Christmas holiday not a day off for everyone
BY JAMES D. WOLF JR. Post-Tribune correspondent December 25, 2013 1:34PM
Updated: January 27, 2014 12:39PM
VALPARAISO — While many hoped to wake up to a white Christmas on Wednesday monring, the snowplow and salt truck operators were waiting to see if the snow would bring them a flurry of work.
In Valparaiso, the four main salt truck drivers got the call about 7:15 a.m., as did day supervisor Tony Reid, who loaded the trucks with a payloader.
They were part of the Christmas workforce, providing essential services and conveniences while many have a day off.
The plow crews are on-call all winter, but whether they work on the holiday is a gamble.
“(It’s) the first one that I remember in 17 years. I was called out one Christmas Eve, but this is the first Christmas Day,” Reid said. “It’s gratifying because we’re keeping the residents safe and giving them a safe Christmas.”
He wasn’t worried about missing the holiday during his 7 a.m. - 7 p.m. shift; he celebrates at night.

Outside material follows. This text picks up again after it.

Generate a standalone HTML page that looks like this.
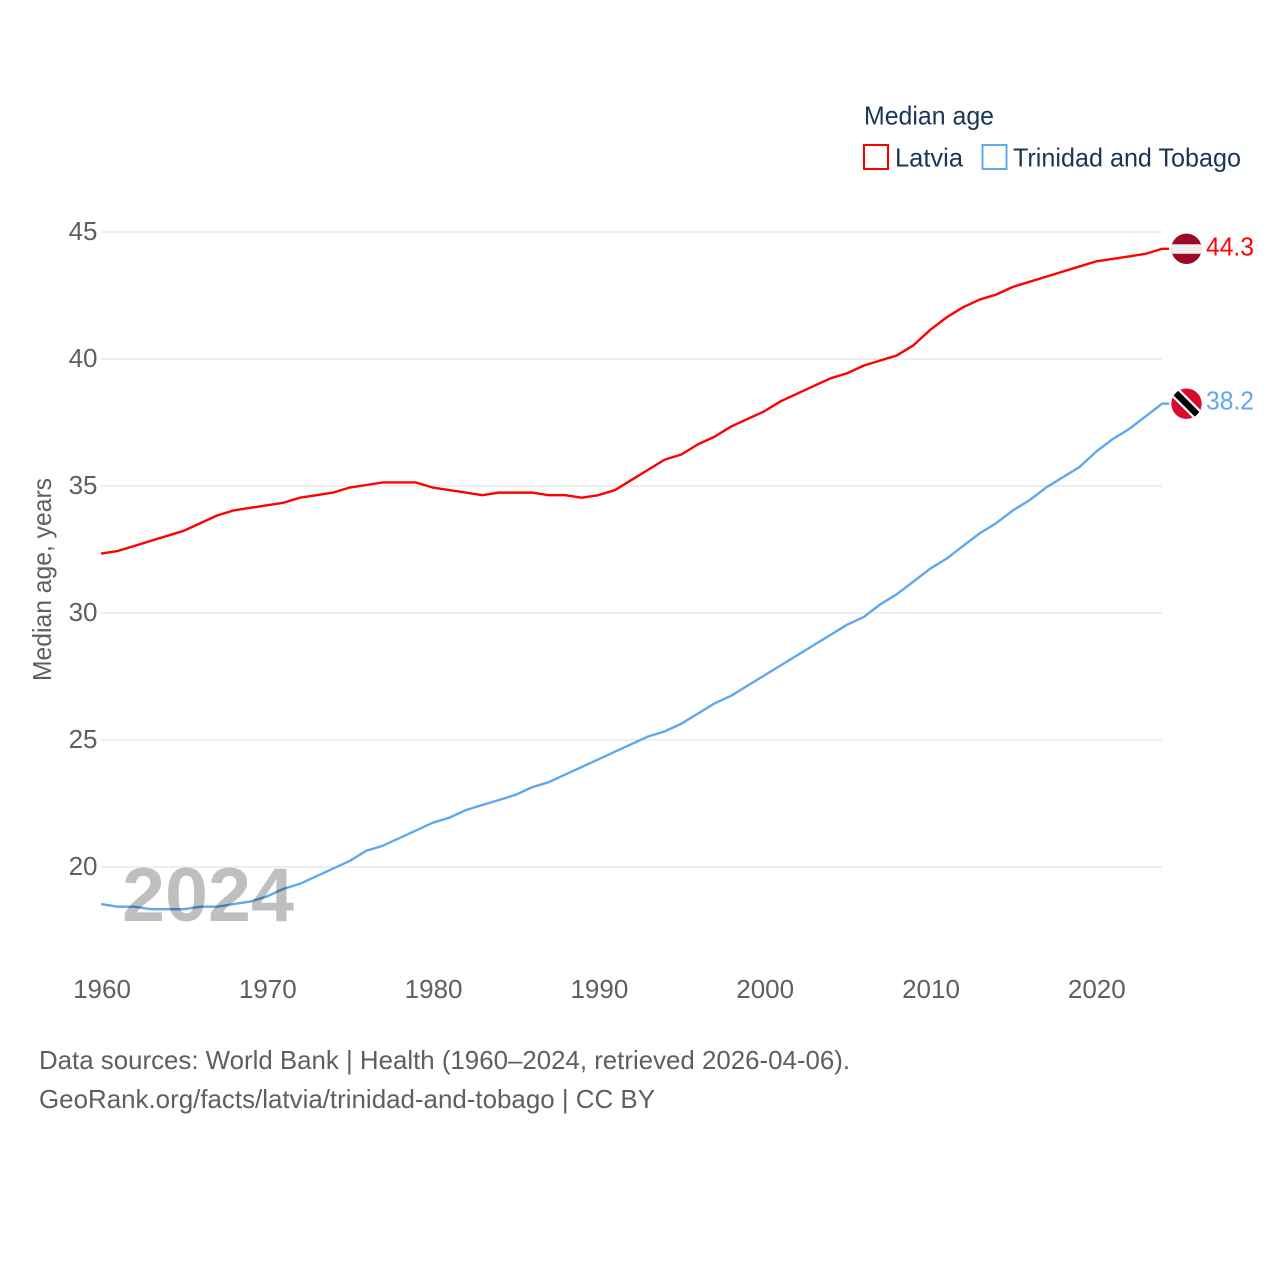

“I don’t have little kids waiting for Santa,” he said
Driver Chester Zell’s children are also grown and gone. So working on holidays, including July 4, gives him something to do, he said.
Both he and Adam Saberniak, whose girlfriend was visiting her family, estimated that their shift would take about three hours out of their morning.
For many, Christmas started with midnight Mass, where others also were working.
Besides the priests at Saint Paul Catholic Church in Valparaiso, there was music director Stephen Schnurr, whose Christmas Day duties with the choir and instrumentalists began with 4 p.m. Mass on Christmas Eve.
“We’re here to deliver something for the people,” Schnurr said. “A lot of time, it’s the music that touches somebody, that moves the faithful.”
Although he works Christmas, Easter and New Year’s Day, after 23 years with St. Paul, it gives him job satisfaction, but he has also saw a woman from Kouts sing in the midnight Mass choir and drive back in the morning.
About 1,400 people attended the 4 p.m. Christmas Eve Mass, and the Mass attracts many people from elsewhere.
The Leuck family of Wanatah — Angel, Jon and daughters Brianna and Liz — have made midnight Mass a tradition since dad was young.
“It’s always kind of nice to go and know that Midnight Mass is Christmas and our savior is born,” Jon said.
Angel said, “There wasn’t one (a midnight Mass) around us, so we came out here.”
Movie theaters also opened for the day, Cinemark in Valparaiso started a run of shows about 10 a.m.
Most people who showed up said they had celebrated or planned to celebrate Christmas at another time, either the previous weekend or the coming weekend.
“I didn’t know the movies would be open,” said Mary Ann Sheller of Valparaiso, whose friends suggested they meet there.
Mary Bruyst of Union Mills said her kids went to warmer places for the holidays, so they decided to see a movie on Christmas for the first time.
Teri Perkins of Chesterton had family out for Thanksgiving and celebrated on quietly Christmas Eve and Jacob, 10, chose “The Hobbit.”
“It’s a nice, quiet day with the family,” her father, Sig Niepokoj said.
Husband Jim said, “It’s either that or stay home cleaning up the house.”
The Goodrich Quality Theaters in Portage didn’t open until 3 p.m. and had closed Christmas Eve after the 5 p.m. showing so employees could spend time with family, a preference of the chain’s owner.
“We’re a bit smaller chain, so it’s something we can do,” Manager Kevin Morgan said.
Morgan expected 40 of the 85 employees to work, and they have a $2 an hour bonus.
Although “Wolf of Wall Street,” “Believer,” “The Secret Life of Walter Mitty,” “Grudge Match” and “Mandela” all opened on Christmas, he expected family-oriented films like “Frozen” and “The Hobbit” to do well.
For travelers, gas stations and conveniences stores like the Family Express at Ind. 249 and Ameriplex Drive were open, and clerk Samantha Vereb said all employees were expected to work a few hours.
She, however, wouldn’t start most family gatherings until after 4 p.m. and worked some hours to shorten another employee’s shift.
Most customers came from Illinois and Michigan and just got off the highway, but some people bought scratch off lottery tickets and roses — “Easy gifts, fast,” she said.
Cigarette sales seemed down, she said, but bathroom usage was up.
Mac Mosley of Portage stopped for a dozen eggs on the way to visit grandma because she called and said she ran out and needed them for sweet potato pie.